Expression of the domains located in Polθ expressed by Escherichia coli

The domain of Polθ is predicted by InterPro (https://www.ebi.ac.uk/interpro/). The DExH-box (96-299 aa), Ski2 family (298-503 aa), HTH (497-586 aa), HLD (613-773 aa), and polymerase (1434-1823 aa) domains encoding DNA sequences were synthesized by Genscript (China), and cloned into EcoRI and HindIII sites of the vector pET-28 a (+) (Invitrogen, USA) to construct the plasmids pET28-DExH, pET28-Ski2, pET28-HTH, pET28-HLD, and pET28-polymerase. The recombinant plasmid was transformed into E. coli strain BL21 (DE3) (GenScript, China). E. coli transformed with pET28a (+) as a negative control. After induction with IPTG at a final concentration of 1 mmol/L (Supplementary Fig. 6C), the total protein from the induced bacterial cells was collected. The recombinant proteins DExH-box, Ski2 family, HTH, HLD, and polymerase were purified using Ni-NTA agarose (Beyotime, China) according to the manufacturer′s instructions, separately. The refolding of the recombinant proteins was carried out by dialysis in TGN buffer (50 mM Tris-base, 0.5 mM EDTA, 50 mM NaCl, 1% arginine, 10% glycerol, 5 mM GSSG, and 2 mM DTT), then subjected to SDS-PAGE with 5% stacking gel and 10% separating gel. Western blot was conducted using a mouse anti-6×His tag (Proteintech, USA) antibody as the primary antibody, and an HRP-labeled goat anti-mouse IgG (Proteintech, USA) was used as the secondary antibody.

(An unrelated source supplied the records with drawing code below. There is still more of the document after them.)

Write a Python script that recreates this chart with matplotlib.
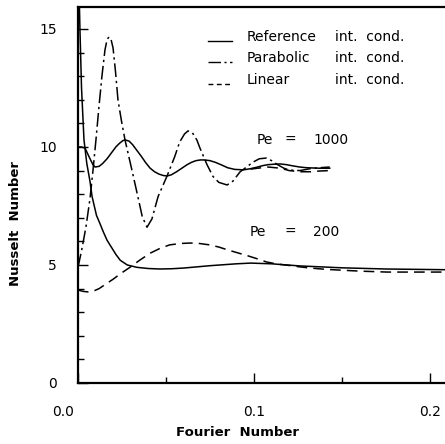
import matplotlib
matplotlib.use("Agg")
import matplotlib.pyplot as plt
from matplotlib.lines import Line2D
import matplotlib.transforms as mtransforms

# ---- data ----
ref1000_x = [0.0, 0.002, 0.004, 0.0065, 0.0085, 0.0097, 0.012, 0.014, 0.0165, 0.019, 0.0215,
             0.0235, 0.0255, 0.0267, 0.029, 0.031, 0.0335, 0.036, 0.0385, 0.041, 0.0435,
             0.046, 0.0485, 0.0506, 0.053, 0.056, 0.059, 0.062, 0.0645, 0.067, 0.0695,
             0.072, 0.075, 0.078, 0.0815, 0.085, 0.089, 0.094, 0.098, 0.102, 0.105,
             0.108, 0.1115, 0.115, 0.1185, 0.122, 0.126, 0.13, 0.137, 0.143]
ref1000_y = [10.0, 10.0, 9.95, 9.55, 9.25, 9.15, 9.18, 9.3, 9.5, 9.75, 10.0,
             10.15, 10.27, 10.3, 10.25, 10.1, 9.85, 9.6, 9.33, 9.1, 8.95,
             8.85, 8.79, 8.77, 8.82, 8.95, 9.1, 9.25, 9.35, 9.42, 9.45,
             9.45, 9.42, 9.35, 9.24, 9.12, 9.05, 9.03, 9.08, 9.15, 9.21,
             9.25, 9.27, 9.28, 9.25, 9.2, 9.15, 9.12, 9.1, 9.1]

par1000_x = [0.0, 0.002, 0.0045, 0.0068, 0.0085, 0.0102, 0.0119, 0.0136, 0.0153, 0.0165,
             0.0176, 0.0188, 0.0199, 0.0213, 0.0227, 0.0247, 0.0267, 0.0307, 0.034, 0.0365,
             0.0392, 0.042, 0.0455, 0.0506, 0.055, 0.0577, 0.0605, 0.0625, 0.065, 0.0675,
             0.0693, 0.0733, 0.0767, 0.080, 0.0847, 0.088, 0.092, 0.0995, 0.103, 0.107,
             0.110, 0.1136, 0.117, 0.120, 0.126, 0.132, 0.137, 0.143]
par1000_y = [4.9, 5.6, 6.6, 7.8, 9.0, 10.3, 11.7, 13.0, 14.1, 14.55,
             14.66, 14.55, 14.2, 13.2, 12.0, 11.1, 10.3, 9.0, 7.9, 7.05,
             6.6, 6.95, 7.9, 8.77, 9.6, 10.2, 10.55, 10.68, 10.6, 10.3,
             9.95, 9.25, 8.75, 8.5, 8.39, 8.55, 8.94, 9.36, 9.5, 9.53,
             9.42, 9.24, 9.1, 9.02, 9.0, 9.08, 9.12, 9.15]

lin1000_x = [0.098, 0.102, 0.108, 0.115, 0.12, 0.126, 0.132, 0.137, 0.143]
lin1000_y = [9.06, 9.1, 9.15, 9.1, 9.0, 8.95, 8.95, 8.98, 9.0]

ref200_x = [0.0005, 0.0011, 0.002, 0.0034, 0.005, 0.0068, 0.008, 0.0105, 0.0125, 0.0144,
            0.0165, 0.019, 0.0215, 0.024, 0.028, 0.0335, 0.04, 0.0466, 0.053, 0.06,
            0.075, 0.09, 0.098, 0.11, 0.126, 0.15, 0.175, 0.2085]
ref200_y = [17.0, 15.0, 12.5, 10.3, 9.3, 8.55, 7.9, 7.1, 6.75, 6.4,
            6.05, 5.75, 5.45, 5.2, 5.0, 4.9, 4.85, 4.83, 4.84, 4.87,
            4.97, 5.05, 5.08, 5.05, 4.96, 4.88, 4.83, 4.8]

lin200_x = [0.0, 0.003, 0.0057, 0.009, 0.012, 0.016, 0.02, 0.0245, 0.0295, 0.035, 0.041,
            0.0465, 0.052, 0.058, 0.0636, 0.069, 0.075, 0.08, 0.085, 0.09, 0.096,
            0.1015, 0.107, 0.113, 0.12, 0.126, 0.132, 0.14, 0.147, 0.16, 0.1756,
            0.19, 0.2085]
lin200_y = [3.94, 3.88, 3.86, 3.9, 4.0, 4.2, 4.4, 4.65, 4.9, 5.2, 5.5,
            5.7, 5.85, 5.91, 5.93, 5.91, 5.85, 5.76, 5.64, 5.53, 5.4,
            5.27, 5.13, 5.04, 4.98, 4.92, 4.87, 4.82, 4.79, 4.74, 4.7,
            4.7, 4.7]

xticks = [0.0, 0.1, 0.2]
xtick_labels = ["0.0", "0.1", "0.2"]
yticks = [0, 5, 10, 15]
ytick_labels = ["0", "5", "10", "15"]
legend_names = ["Reference", "Parabolic", "Linear"]

# ---- figure ----
W, H = 445, 444
fig = plt.figure(figsize=(W / 100, H / 100), dpi=100)
plt.rcParams['font.family'] = ['DejaVu Sans']

def fx(px):
    return px / W

def fy(py):
    return 1 - py / H

ax = fig.add_axes([fx(78), fy(383), fx(445) - fx(78), fy(7) - fy(383)])
ax.set_xlim(0, 0.2085)
ax.set_ylim(0, 15.93)

lw = 1.1
dash = (7, 4)
dashdot = (9, 2.5, 1.5, 2.5)
ax.plot(ref1000_x, ref1000_y, color='black', lw=lw)
ax.plot(par1000_x, par1000_y, color='black', lw=lw, dashes=dashdot)
ax.plot(lin1000_x, lin1000_y, color='black', lw=lw, dashes=dash)
ax.plot(ref200_x, ref200_y, color='black', lw=lw)
ax.plot(lin200_x, lin200_y, color='black', lw=lw, dashes=dash)

for s in ['left', 'bottom', 'top']:
    ax.spines[s].set_linewidth(1.6)
ax.spines['right'].set_visible(False)

ax.set_xticks(xticks)
ax.set_xticklabels(xtick_labels)
ax.set_xticks([0.05, 0.15], minor=True)
ax.set_yticks(yticks)
ax.set_yticklabels(ytick_labels)
ax.set_yticks(range(0, 16), minor=True)
ax.tick_params(axis='both', which='major', direction='in', length=7, width=1.0,
               labelsize=10)
ax.tick_params(axis='both', which='minor', direction='in', length=4, width=1.0)
ax.tick_params(axis='y', which='major', pad=15)
ax.tick_params(axis='x', which='major', pad=16)

# shift the "0.0" label left, as in the reference
lab0 = ax.get_xticklabels()[0]
lab0.set_transform(lab0.get_transform() + mtransforms.ScaledTranslation(-15 / 100, 0, fig.dpi_scale_trans))

fig.text(fx(237), fy(432), "Fourier  Number", ha='center', va='center',
         fontsize=9.5, fontweight='bold')
fig.text(fx(16), fy(223), "Nusselt  Number", ha='center', va='center',
         fontsize=9.5, fontweight='bold', rotation=90)

# Pe annotations
ax.text(0.1017, 10.3, "Pe", ha='left', va='center', fontsize=10)
ax.text(0.1205, 10.3, "=", ha='center', va='center', fontsize=10)
ax.text(0.1335, 10.3, "1000", ha='left', va='center', fontsize=10)
ax.text(0.0977, 6.4, "Pe", ha='left', va='center', fontsize=10)
ax.text(0.1205, 6.4, "=", ha='center', va='center', fontsize=10)
ax.text(0.1335, 6.4, "200", ha='left', va='center', fontsize=10)

# legend (hand drawn as in the original)
rows = [37, 58, 80]
styles = [None, dashdot, (3.5, 2.5)]
for py, name, st in zip(rows, legend_names, styles):
    ln = Line2D([fx(208), fx(232)], [fy(py + 4), fy(py + 4)], transform=fig.transFigure,
                color='black', lw=1.0)
    if st is not None:
        ln.set_dashes(st)
    fig.add_artist(ln)
    fig.text(fx(247), fy(py), name, ha='left', va='center', fontsize=10)
    fig.text(fx(335), fy(py), "int.  cond.", ha='left', va='center', fontsize=10)

fig.savefig("out.png", dpi=100)
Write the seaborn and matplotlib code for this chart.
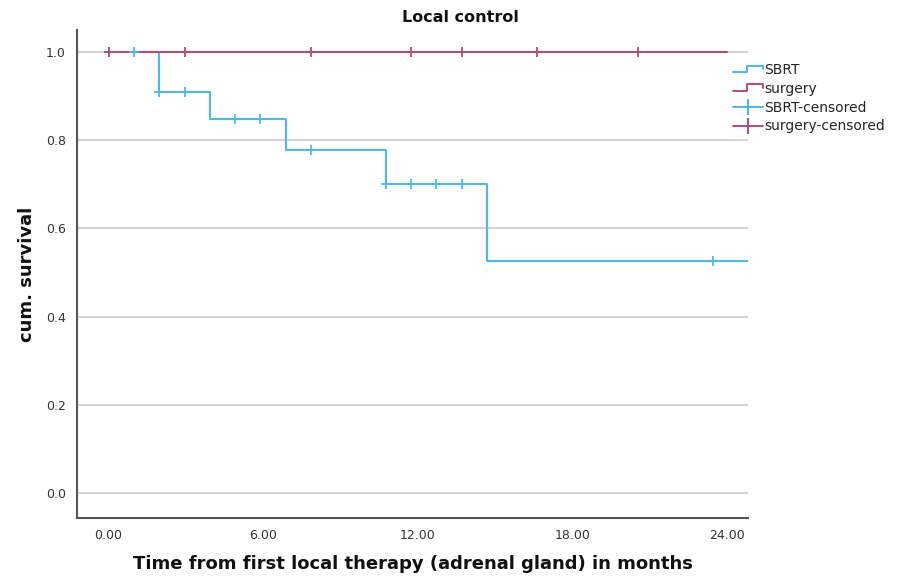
import matplotlib
matplotlib.use("Agg")
import matplotlib.pyplot as plt
import seaborn as sns
import pandas as pd
from matplotlib.lines import Line2D
from matplotlib.legend_handler import HandlerBase

# ---- data ----
sbrt_time = [0.0, 1.98, 3.95, 6.9, 10.78, 14.69, 24.8]
sbrt_surv = [1.0, 0.909, 0.848, 0.778, 0.70, 0.525, 0.525]
sbrt_cens_time = [0.04, 1.01, 1.98, 2.98, 4.92, 5.89, 7.87, 10.78, 11.74, 12.71, 13.72, 23.45]
sbrt_cens_surv = [1.0, 1.0, 0.909, 0.909, 0.848, 0.848, 0.778, 0.70, 0.70, 0.70, 0.70, 0.525]

surg_time = [0.0, 24.0]
surg_surv = [1.0, 1.0]
surg_cens_time = [0.04, 2.98, 7.87, 11.74, 13.72, 16.63, 20.54]
surg_cens_surv = [1.0, 1.0, 1.0, 1.0, 1.0, 1.0, 1.0]

x_ticks = [0, 6, 12, 18, 24]
x_ticklabels = ["0.00", "6.00", "12.00", "18.00", "24.00"]
y_ticks = [0.0, 0.2, 0.4, 0.6, 0.8, 1.0]
y_ticklabels = ["0.0", "0.2", "0.4", "0.6", "0.8", "1.0"]

BLUE = "#4cb6f7"
RED = "#b94a72"

sns.set_theme(style="white")
plt.rcParams["font.family"] = ["DejaVu Sans"]

fig = plt.figure(figsize=(8.99, 5.78), dpi=100)
ax = fig.add_axes([77/899, 1-518/578, (748-77)/899, (518-30)/578])

for yt in y_ticks:
    ax.axhline(yt, color="#d2d2d2", lw=1.4, zorder=0)

sbrt = pd.DataFrame({"t": sbrt_time, "s": sbrt_surv})
surg = pd.DataFrame({"t": surg_time, "s": surg_surv})
sns.lineplot(data=sbrt, x="t", y="s", ax=ax, color=BLUE, lw=1.5,
             drawstyle="steps-post", estimator=None, sort=False)
sns.lineplot(data=surg, x="t", y="s", ax=ax, color=RED, lw=1.5,
             drawstyle="steps-post", estimator=None, sort=False)
sns.scatterplot(x=sbrt_cens_time, y=sbrt_cens_surv, ax=ax, marker="+",
                color=BLUE, s=50, linewidth=1.3, zorder=3)
sns.scatterplot(x=surg_cens_time, y=surg_cens_surv, ax=ax, marker="+",
                color=RED, s=50, linewidth=1.3, zorder=4)

ax.set_xlim(-1.2, 24.8)
ax.set_ylim(-0.057, 1.05)
ax.set_xticks(x_ticks)
ax.set_xticklabels(x_ticklabels)
ax.set_yticks(y_ticks)
ax.set_yticklabels(y_ticklabels)
ax.tick_params(axis="both", length=0, labelsize=9, colors="#333333", pad=8)
for side in ["top", "right"]:
    ax.spines[side].set_visible(False)
for side in ["left", "bottom"]:
    ax.spines[side].set_color("#555555")
    ax.spines[side].set_linewidth(1.5)

ax.set_xlabel("Time from first local therapy (adrenal gland) in months",
              fontsize=13, fontweight="bold", labelpad=9, color="#111111")
ax.set_ylabel("cum. survival", fontsize=13, fontweight="bold", labelpad=7,
              color="#111111")
fig.text(460/899, 1-17/578, "Local control", ha="center", va="center",
         fontsize=11.5, fontweight="bold", color="#111111")


class StepHandler(HandlerBase):
    def create_artists(self, legend, orig_handle, xdescent, ydescent,
                       width, height, fontsize, trans):
        x0, x1 = -xdescent, -xdescent + width
        y0 = -ydescent + height * 0.15
        y1 = -ydescent + height * 0.85
        xs = [x0, x0 + width * 0.45, x0 + width * 0.45, x1, x1]
        ys = [y0, y0, y1, y1, y0 + height * 0.35]
        ln = Line2D(xs, ys, color=orig_handle.get_color(), lw=1.4,
                    transform=trans)
        return [ln]


h1 = Line2D([], [], color=BLUE)
h2 = Line2D([], [], color=RED)
h3 = Line2D([], [], color=BLUE, marker="+", markersize=11, lw=1.4, mew=1.4)
h4 = Line2D([], [], color=RED, marker="+", markersize=11, lw=1.4, mew=1.4)
leg = fig.legend([h1, h2, h3, h4],
                 ["SBRT", "surgery", "SBRT-censored", "surgery-censored"],
                 handler_map={h1: StepHandler(), h2: StepHandler()},
                 loc="upper left", bbox_to_anchor=(728/899, 1-58/578),
                 frameon=True, fontsize=10, handlelength=2.2,
                 handletextpad=0.05, labelspacing=0.35, borderpad=0.35,
                 borderaxespad=0)
leg.get_frame().set_edgecolor("white")
leg.get_frame().set_facecolor("white")
leg.get_frame().set_alpha(1.0)
leg.get_frame().set_boxstyle("square", pad=0)

fig.savefig("out.png", dpi=100)
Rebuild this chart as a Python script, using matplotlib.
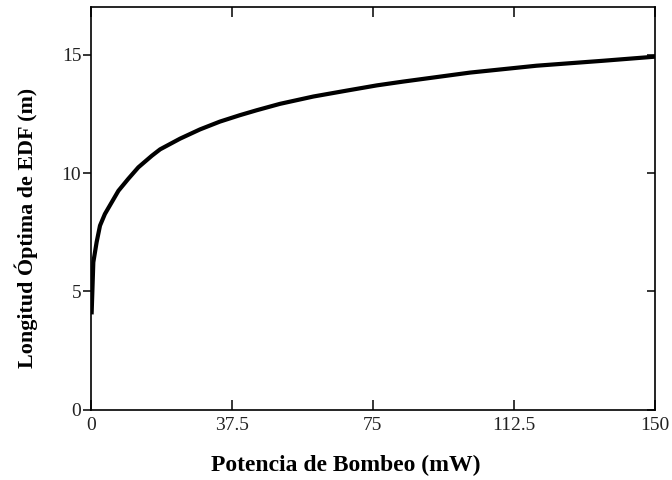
import matplotlib
matplotlib.use('Agg')
import matplotlib.pyplot as plt

# puntos (Potencia de bombeo mW, longitud optima m)
POTENCIA = [0.18, 0.62, 1.5, 2.4, 3.7, 5.5, 7.3, 9.9, 12.6, 16.2, 18.4, 23.7,
            29.0, 34.3, 39.6, 44.1, 50.3, 59.2, 68.1, 76.1, 83.1, 100.9,
            118.6, 136.4, 150.0]
LONGITUD = [4.12, 6.23, 7.08, 7.78, 8.27, 8.76, 9.25, 9.75, 10.24, 10.73, 11.0, 11.45,
            11.84, 12.17, 12.44, 12.65, 12.92, 13.23, 13.48, 13.7, 13.86, 14.24,
            14.53, 14.74, 14.91]
X_TICKS = [0, 37.5, 75, 112.5, 150]
X_LABELS = ['0', '37.5', '75', '112.5', '150']
Y_TICKS = [0, 5, 10, 15]

plt.rcParams['font.family'] = ['Liberation Serif', 'DejaVu Serif']

fig = plt.figure(figsize=(6.72, 4.8), dpi=100)
ax = fig.add_axes([0.1354, 0.146, 0.974 - 0.1354, 0.985 - 0.146])

ax.plot(POTENCIA, LONGITUD, color='black', lw=3.0, solid_joinstyle='round')

ax.set_xlim(0, 150)
ax.set_ylim(0, 17)
ax.set_xticks(X_TICKS)
ax.set_xticklabels(X_LABELS)
ax.set_yticks(Y_TICKS)
for s in ax.spines.values():
	s.set_linewidth(1.2)

ax.tick_params(axis='x', direction='in', length=7, width=1.1, pad=5, labelsize=14, labelcolor='#222222')
ax.tick_params(axis='y', direction='out', length=6, width=1.1, pad=1, labelsize=14, labelcolor='#222222')

# ticks hacia adentro arriba y a la derecha
top = ax.secondary_xaxis('top')
top.set_xticks(X_TICKS)
top.tick_params(direction='in', length=7, width=1.1, labeltop=False)
right = ax.secondary_yaxis('right')
right.set_yticks(Y_TICKS)
right.tick_params(direction='in', length=6, width=1.1, labelright=False)
for sec in (top, right):
	for s in sec.spines.values():
		s.set_visible(False)

fig.text(0.515, 0.031, 'Potencia de Bombeo (mW)', fontsize=17, fontweight='bold',
         ha='center', va='center')
fig.text(0.039, 0.525, 'Longitud Óptima de EDF (m)', fontsize=15.8, fontweight='bold',
         ha='center', va='center', rotation=90)

fig.savefig('out.png', dpi=100)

Detection of polymerase activity in purified polymerase domain

Using the linear full-length sequence of eccDNAfib-L as a template, the sense single-stranded eccDNAfib-L-ss (+) was amplified by PCR using eccDNAfib-L-junction-R primer (Supplementary Table 2). The reaction system was constructed as follows: 1 μM sense single-stranded eccDNAfib-L-ss (+), 10 nM eccDNAfib-L-junction-R primer, 200 μM each dNTPs, 1× SYBR Green I (Beyotime, China), and 1 μg of the purified polymerase domain were mixed. The reaction mixture was adjusted to a final volume of 50 μL with PCR reaction buffer (Takara, Japan). The reactions were incubated at 37°C for 30 min, during which fluorescence intensity was measured every 5 min at excitation/emission wavelengths of 497/520 nm. Positive controls using Taq DNA polymerase (Takara, Japan) and negative controls using Bovine Serum Albumin (BSA) were included.

Statistics

Data are expressed as means ± standard deviation (SD). Statistical analyses were performed using one-way analysis of variance (ANOVA) and t test to determine statistical significance between the groups using GraphPad Prism 8.3 software. Statistical significance was set at P ≤ 0.05.

Reporting summary

Further information on research design is available in the Nature Portfolio Reporting Summary linked to this article.